MATERIAL:
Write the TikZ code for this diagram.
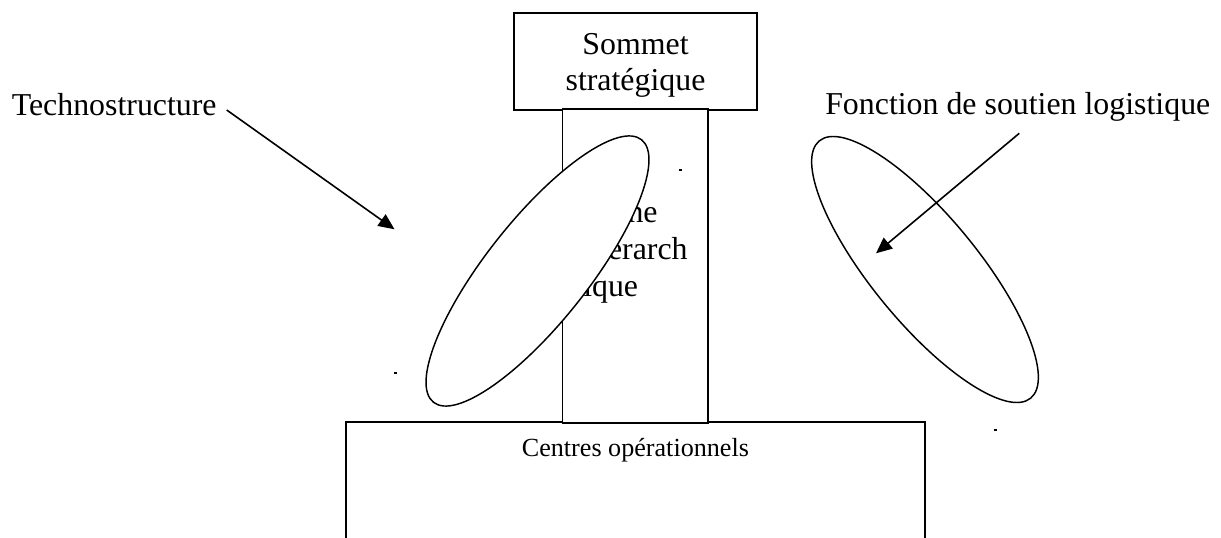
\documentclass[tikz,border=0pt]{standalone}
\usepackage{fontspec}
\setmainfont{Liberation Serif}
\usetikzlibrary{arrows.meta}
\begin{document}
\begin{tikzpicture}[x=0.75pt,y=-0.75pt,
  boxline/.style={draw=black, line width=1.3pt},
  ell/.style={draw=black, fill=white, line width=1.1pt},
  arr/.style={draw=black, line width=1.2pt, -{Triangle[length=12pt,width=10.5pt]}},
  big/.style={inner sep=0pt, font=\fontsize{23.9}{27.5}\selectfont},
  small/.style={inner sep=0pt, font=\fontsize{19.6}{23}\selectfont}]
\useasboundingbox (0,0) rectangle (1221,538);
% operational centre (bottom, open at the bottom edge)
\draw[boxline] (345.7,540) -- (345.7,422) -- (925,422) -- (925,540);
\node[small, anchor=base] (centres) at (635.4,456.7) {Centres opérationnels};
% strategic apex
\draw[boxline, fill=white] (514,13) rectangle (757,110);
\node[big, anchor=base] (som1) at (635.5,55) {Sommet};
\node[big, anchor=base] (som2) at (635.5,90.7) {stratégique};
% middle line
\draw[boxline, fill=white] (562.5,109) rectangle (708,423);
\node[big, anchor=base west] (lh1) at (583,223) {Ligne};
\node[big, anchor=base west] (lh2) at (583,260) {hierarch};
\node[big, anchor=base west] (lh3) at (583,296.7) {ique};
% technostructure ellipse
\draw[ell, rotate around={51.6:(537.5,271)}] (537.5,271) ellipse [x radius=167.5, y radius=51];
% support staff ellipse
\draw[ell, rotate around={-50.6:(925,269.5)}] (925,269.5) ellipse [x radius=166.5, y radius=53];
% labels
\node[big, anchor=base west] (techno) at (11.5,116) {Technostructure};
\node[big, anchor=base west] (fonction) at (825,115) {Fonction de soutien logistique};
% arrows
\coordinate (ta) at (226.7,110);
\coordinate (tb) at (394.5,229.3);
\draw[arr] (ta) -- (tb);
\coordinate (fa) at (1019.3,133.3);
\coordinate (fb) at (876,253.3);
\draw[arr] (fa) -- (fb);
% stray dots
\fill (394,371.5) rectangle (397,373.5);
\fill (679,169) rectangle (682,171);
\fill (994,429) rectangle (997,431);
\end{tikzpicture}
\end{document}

DESCRIPTION OF THE TASK: Reproduce every line above as written, skipping pictures.

COMPLETED TASK:
Write the TikZ code for this diagram.
\documentclass[tikz,border=0pt]{standalone}
\usepackage{fontspec}
\setmainfont{Liberation Serif}
\usetikzlibrary{arrows.meta}
\begin{document}
\begin{tikzpicture}[x=0.75pt,y=-0.75pt,
  boxline/.style={draw=black, line width=1.3pt},
  ell/.style={draw=black, fill=white, line width=1.1pt},
  arr/.style={draw=black, line width=1.2pt, -{Triangle[length=12pt,width=10.5pt]}},
  big/.style={inner sep=0pt, font=\fontsize{23.9}{27.5}\selectfont},
  small/.style={inner sep=0pt, font=\fontsize{19.6}{23}\selectfont}]
\useasboundingbox (0,0) rectangle (1221,538);
% operational centre (bottom, open at the bottom edge)
\draw[boxline] (345.7,540) -- (345.7,422) -- (925,422) -- (925,540);
\node[small, anchor=base] (centres) at (635.4,456.7) {Centres opérationnels};
% strategic apex
\draw[boxline, fill=white] (514,13) rectangle (757,110);
\node[big, anchor=base] (som1) at (635.5,55) {Sommet};
\node[big, anchor=base] (som2) at (635.5,90.7) {stratégique};
% middle line
\draw[boxline, fill=white] (562.5,109) rectangle (708,423);
\node[big, anchor=base west] (lh1) at (583,223) {Ligne};
\node[big, anchor=base west] (lh2) at (583,260) {hierarch};
\node[big, anchor=base west] (lh3) at (583,296.7) {ique};
% technostructure ellipse
\draw[ell, rotate around={51.6:(537.5,271)}] (537.5,271) ellipse [x radius=167.5, y radius=51];
% support staff ellipse
\draw[ell, rotate around={-50.6:(925,269.5)}] (925,269.5) ellipse [x radius=166.5, y radius=53];
% labels
\node[big, anchor=base west] (techno) at (11.5,116) {Technostructure};
\node[big, anchor=base west] (fonction) at (825,115) {Fonction de soutien logistique};
% arrows
\coordinate (ta) at (226.7,110);
\coordinate (tb) at (394.5,229.3);
\draw[arr] (ta) -- (tb);
\coordinate (fa) at (1019.3,133.3);
\coordinate (fb) at (876,253.3);
\draw[arr] (fa) -- (fb);
% stray dots
\fill (394,371.5) rectangle (397,373.5);
\fill (679,169) rectangle (682,171);
\fill (994,429) rectangle (997,431);
\end{tikzpicture}
\end{document}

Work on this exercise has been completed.